→ EXERCISE INSTRUCTIONS: Type out the data exactly as given. Skip any image.

→ COLLECTED DATA:
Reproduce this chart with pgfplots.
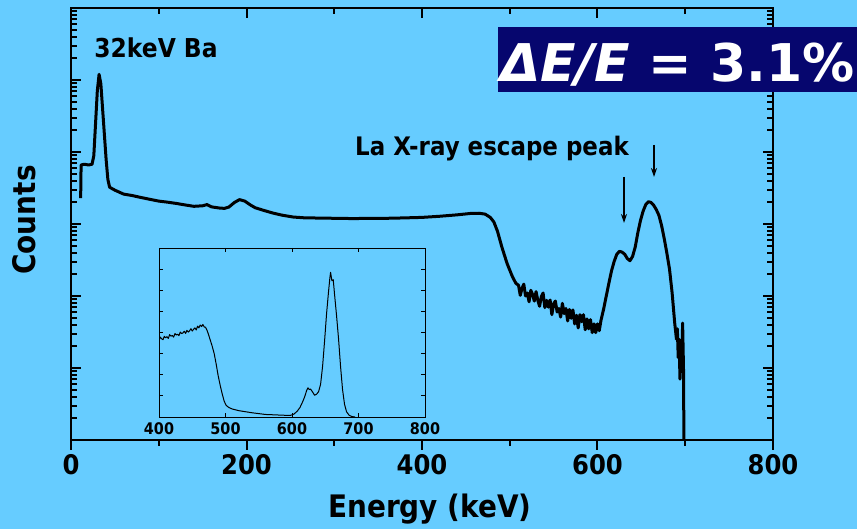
\documentclass[border=0pt]{standalone}
\usepackage{pgfplots}
\pgfplotsset{compat=1.18}
\usepackage{pgfplotstable}
\usepackage{fontspec}
\setmainfont{DejaVu Sans}
\newfontfamily\lab{DejaVu Sans}[FakeStretch=0.9]
\usetikzlibrary{arrows.meta}
\definecolor{bg}{RGB}{102,204,255}
\definecolor{navy}{RGB}{6,6,110}

\pgfplotstableread{
E C
11 2290
11.5 6600
15 6760
20 6600
24 6760
26 8900
28 25100
30 70800
32 120000
34 89100
36 39800
38 17800
40 7940
42 4170
44 3240
50 2950
60 2600
70 2480
80 2330
90 2200
100 2080
110 2010
120 1930
130 1840
140 1760
150 1790
155 1860
160 1730
170 1660
175 1650
180 1720
186 1980
192 2180
198 2080
205 1820
210 1680
220 1540
230 1420
240 1330
253 1250
265 1220
280 1210
300 1200
320 1190
340 1195
360 1200
380 1215
400 1235
420 1280
440 1340
455 1400
465 1410
472 1370
478 1230
482 1060
486 794
491 479
497 282
503 186
507 150
510 141
512 102
514 128
516 146
518 100
520 110
522 83
524 120
526 105
528 85
530 115
532 87
534 72
536 98
538 110
540 69
542 87
544 70
546 88
548 55
550 78
552 85
554 60
556 67
558 51
560 79
562 57
564 67
566 45
568 65
570 49
572 64
574 41
576 54
578 36
580 55
582 44
584 55
586 34
588 48
590 35
592 47
594 31
596 41
598 31
600 41
602 33
604 46
607 66
610 100
613 151
616 224
619 302
622 380
625 417
628 407
631 380
634 331
637 309
640 355
643 479
646 759
649 1120
652 1510
655 1860
658 2040
661 1995
664 1820
667 1585
670 1320
673 955
676 631
679 398
682 240
685 112
688 42
690 25
691 35
692 14
693 25
694 7
695 20
696 9
697 42
698 10
698.5 1
}\mainspec

\pgfplotstableread{
E V
400 3.62
402 3.78
404 3.70
406 3.66
408 3.82
410 3.75
412 3.80
414 3.72
416 3.90
418 3.83
420 3.86
422 3.78
424 3.95
426 3.88
428 3.92
430 3.85
432 4.02
434 3.95
436 3.98
438 4.06
440 3.96
442 4.10
444 4.02
446 4.08
448 4.18
450 4.07
452 4.15
454 4.22
456 4.12
458 4.30
460 4.22
462 4.35
464 4.28
466 4.38
468 4.26
470 4.25
472 4.12
474 3.95
477 3.65
480 3.35
483 3.00
486 2.50
489 1.95
492 1.50
495 1.10
498 0.75
501 0.55
505 0.45
510 0.38
520 0.30
530 0.25
540 0.20
550 0.16
560 0.12
575 0.10
590 0.08
598 0.08
603 0.14
608 0.28
612 0.45
616 0.72
619 0.95
622 1.25
624 1.38
626 1.30
628 1.32
631 1.18
634 1.03
637 1.08
640 1.20
643 1.55
646 2.40
649 3.60
652 4.90
655 5.95
657 6.60
658 6.85
660 6.45
662 6.50
664 5.80
667 4.80
670 3.70
673 2.40
676 1.30
679 0.60
682 0.25
686 0.08
690 0.02
695 0.0
}\insetspec

\begin{document}
\begin{tikzpicture}[x=1pt,y=1pt]
\clip (0,0) rectangle (857,529);
\fill[bg] (0,0) rectangle (857,529);

\begin{axis}[at={(71pt,89pt)}, anchor=south west, scale only axis,
  width=702pt, height=432pt,
  xmin=0, xmax=800, ymode=log, ymin=1, ymax=1e6,
  xtick={0,200,400,600,800}, minor xtick={100,300,500,700},
  xtick pos=right, xticklabel pos=left, ytick pos=both,
  yticklabels={},
  tick align=inside,
  axis line style={line width=2.5pt},
  tick style={line width=2pt, black},
  major tick length=10pt, minor tick length=6pt,
  xticklabel style={font=\lab\bfseries\fontsize{27}{27}\selectfont, yshift=-11pt},
  /pgf/number format/assume math mode=true]
\addplot[black, line width=3pt, line join=round] table[x=E, y=C] {\mainspec};
\end{axis}

\begin{axis}[at={(71pt,89pt)}, anchor=south west, scale only axis,
  width=702pt, height=432pt,
  xmin=0, xmax=800, ymin=0, ymax=1,
  axis x line*=bottom, axis y line=none, axis line style={draw=none},
  xtick={0,200,400,600,800}, minor xtick={100,300,500,700},
  xticklabels={}, tick align=outside,
  tick style={line width=2pt, black},
  major tick length=10pt, minor tick length=6pt]
\end{axis}

\begin{axis}[at={(159pt,112pt)}, anchor=south west, scale only axis,
  width=266pt, height=169pt,
  xmin=400, xmax=800, ymin=0, ymax=8,
  xtick={400,500,600,700,800}, ytick={0,1,2,3,4,5,6,7,8},
  yticklabels={}, tick align=inside, xtick pos=both, ytick pos=both,
  axis line style={line width=0.8pt}, tick style={line width=0.8pt, black},
  major tick length=4pt,
  xticklabel style={font=\lab\bfseries\fontsize{16}{16}\selectfont, inner sep=2pt, yshift=-3pt},
  /pgf/number format/assume math mode=true]
\addplot[black, line width=1pt, line join=round] table[x=E, y=V] {\insetspec};
\end{axis}

\node[font=\lab\bfseries\fontsize{31}{31}\selectfont] at (430,20) {Energy (keV)};
\node[font=\lab\bfseries\fontsize{31}{31}\selectfont, rotate=90] at (24,309) {Counts};
\node[font=\lab\bfseries\fontsize{26}{26}\selectfont] at (156,481) {32keV Ba};
\node[font=\lab\bfseries\fontsize{25.5}{25.5}\selectfont] at (492,380) {La X-ray escape peak};
\draw[line width=1.5pt, -{Stealth[length=9pt,width=6pt]}] (624,352) -- (624,306);
\draw[line width=1.5pt, -{Stealth[length=9pt,width=6pt]}] (654,384) -- (654,352);

\fill[navy] (498,437) rectangle (860,502);
\node[anchor=base west, inner sep=0pt, text=white, font=\bfseries\fontsize{52}{52}\selectfont] at (500,447) {\textit{ΔE/E} = 3.1\%};
\end{tikzpicture}
\end{document}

→ WORKED SOLUTION:
Reproduce this chart with pgfplots.
\documentclass[border=0pt]{standalone}
\usepackage{pgfplots}
\pgfplotsset{compat=1.18}
\usepackage{pgfplotstable}
\usepackage{fontspec}
\setmainfont{DejaVu Sans}
\newfontfamily\lab{DejaVu Sans}[FakeStretch=0.9]
\usetikzlibrary{arrows.meta}
\definecolor{bg}{RGB}{102,204,255}
\definecolor{navy}{RGB}{6,6,110}

\pgfplotstableread{
E C
11 2290
11.5 6600
15 6760
20 6600
24 6760
26 8900
28 25100
30 70800
32 120000
34 89100
36 39800
38 17800
40 7940
42 4170
44 3240
50 2950
60 2600
70 2480
80 2330
90 2200
100 2080
110 2010
120 1930
130 1840
140 1760
150 1790
155 1860
160 1730
170 1660
175 1650
180 1720
186 1980
192 2180
198 2080
205 1820
210 1680
220 1540
230 1420
240 1330
253 1250
265 1220
280 1210
300 1200
320 1190
340 1195
360 1200
380 1215
400 1235
420 1280
440 1340
455 1400
465 1410
472 1370
478 1230
482 1060
486 794
491 479
497 282
503 186
507 150
510 141
512 102
514 128
516 146
518 100
520 110
522 83
524 120
526 105
528 85
530 115
532 87
534 72
536 98
538 110
540 69
542 87
544 70
546 88
548 55
550 78
552 85
554 60
556 67
558 51
560 79
562 57
564 67
566 45
568 65
570 49
572 64
574 41
576 54
578 36
580 55
582 44
584 55
586 34
588 48
590 35
592 47
594 31
596 41
598 31
600 41
602 33
604 46
607 66
610 100
613 151
616 224
619 302
622 380
625 417
628 407
631 380
634 331
637 309
640 355
643 479
646 759
649 1120
652 1510
655 1860
658 2040
661 1995
664 1820
667 1585
670 1320
673 955
676 631
679 398
682 240
685 112
688 42
690 25
691 35
692 14
693 25
694 7
695 20
696 9
697 42
698 10
698.5 1
}\mainspec

\pgfplotstableread{
E V
400 3.62
402 3.78
404 3.70
406 3.66
408 3.82
410 3.75
412 3.80
414 3.72
416 3.90
418 3.83
420 3.86
422 3.78
424 3.95
426 3.88
428 3.92
430 3.85
432 4.02
434 3.95
436 3.98
438 4.06
440 3.96
442 4.10
444 4.02
446 4.08
448 4.18
450 4.07
452 4.15
454 4.22
456 4.12
458 4.30
460 4.22
462 4.35
464 4.28
466 4.38
468 4.26
470 4.25
472 4.12
474 3.95
477 3.65
480 3.35
483 3.00
486 2.50
489 1.95
492 1.50
495 1.10
498 0.75
501 0.55
505 0.45
510 0.38
520 0.30
530 0.25
540 0.20
550 0.16
560 0.12
575 0.10
590 0.08
598 0.08
603 0.14
608 0.28
612 0.45
616 0.72
619 0.95
622 1.25
624 1.38
626 1.30
628 1.32
631 1.18
634 1.03
637 1.08
640 1.20
643 1.55
646 2.40
649 3.60
652 4.90
655 5.95
657 6.60
658 6.85
660 6.45
662 6.50
664 5.80
667 4.80
670 3.70
673 2.40
676 1.30
679 0.60
682 0.25
686 0.08
690 0.02
695 0.0
}\insetspec

\begin{document}
\begin{tikzpicture}[x=1pt,y=1pt]
\clip (0,0) rectangle (857,529);
\fill[bg] (0,0) rectangle (857,529);

\begin{axis}[at={(71pt,89pt)}, anchor=south west, scale only axis,
  width=702pt, height=432pt,
  xmin=0, xmax=800, ymode=log, ymin=1, ymax=1e6,
  xtick={0,200,400,600,800}, minor xtick={100,300,500,700},
  xtick pos=right, xticklabel pos=left, ytick pos=both,
  yticklabels={},
  tick align=inside,
  axis line style={line width=2.5pt},
  tick style={line width=2pt, black},
  major tick length=10pt, minor tick length=6pt,
  xticklabel style={font=\lab\bfseries\fontsize{27}{27}\selectfont, yshift=-11pt},
  /pgf/number format/assume math mode=true]
\addplot[black, line width=3pt, line join=round] table[x=E, y=C] {\mainspec};
\end{axis}

\begin{axis}[at={(71pt,89pt)}, anchor=south west, scale only axis,
  width=702pt, height=432pt,
  xmin=0, xmax=800, ymin=0, ymax=1,
  axis x line*=bottom, axis y line=none, axis line style={draw=none},
  xtick={0,200,400,600,800}, minor xtick={100,300,500,700},
  xticklabels={}, tick align=outside,
  tick style={line width=2pt, black},
  major tick length=10pt, minor tick length=6pt]
\end{axis}

\begin{axis}[at={(159pt,112pt)}, anchor=south west, scale only axis,
  width=266pt, height=169pt,
  xmin=400, xmax=800, ymin=0, ymax=8,
  xtick={400,500,600,700,800}, ytick={0,1,2,3,4,5,6,7,8},
  yticklabels={}, tick align=inside, xtick pos=both, ytick pos=both,
  axis line style={line width=0.8pt}, tick style={line width=0.8pt, black},
  major tick length=4pt,
  xticklabel style={font=\lab\bfseries\fontsize{16}{16}\selectfont, inner sep=2pt, yshift=-3pt},
  /pgf/number format/assume math mode=true]
\addplot[black, line width=1pt, line join=round] table[x=E, y=V] {\insetspec};
\end{axis}

\node[font=\lab\bfseries\fontsize{31}{31}\selectfont] at (430,20) {Energy (keV)};
\node[font=\lab\bfseries\fontsize{31}{31}\selectfont, rotate=90] at (24,309) {Counts};
\node[font=\lab\bfseries\fontsize{26}{26}\selectfont] at (156,481) {32keV Ba};
\node[font=\lab\bfseries\fontsize{25.5}{25.5}\selectfont] at (492,380) {La X-ray escape peak};
\draw[line width=1.5pt, -{Stealth[length=9pt,width=6pt]}] (624,352) -- (624,306);
\draw[line width=1.5pt, -{Stealth[length=9pt,width=6pt]}] (654,384) -- (654,352);

\fill[navy] (498,437) rectangle (860,502);
\node[anchor=base west, inner sep=0pt, text=white, font=\bfseries\fontsize{52}{52}\selectfont] at (500,447) {\textit{ΔE/E} = 3.1\%};
\end{tikzpicture}
\end{document}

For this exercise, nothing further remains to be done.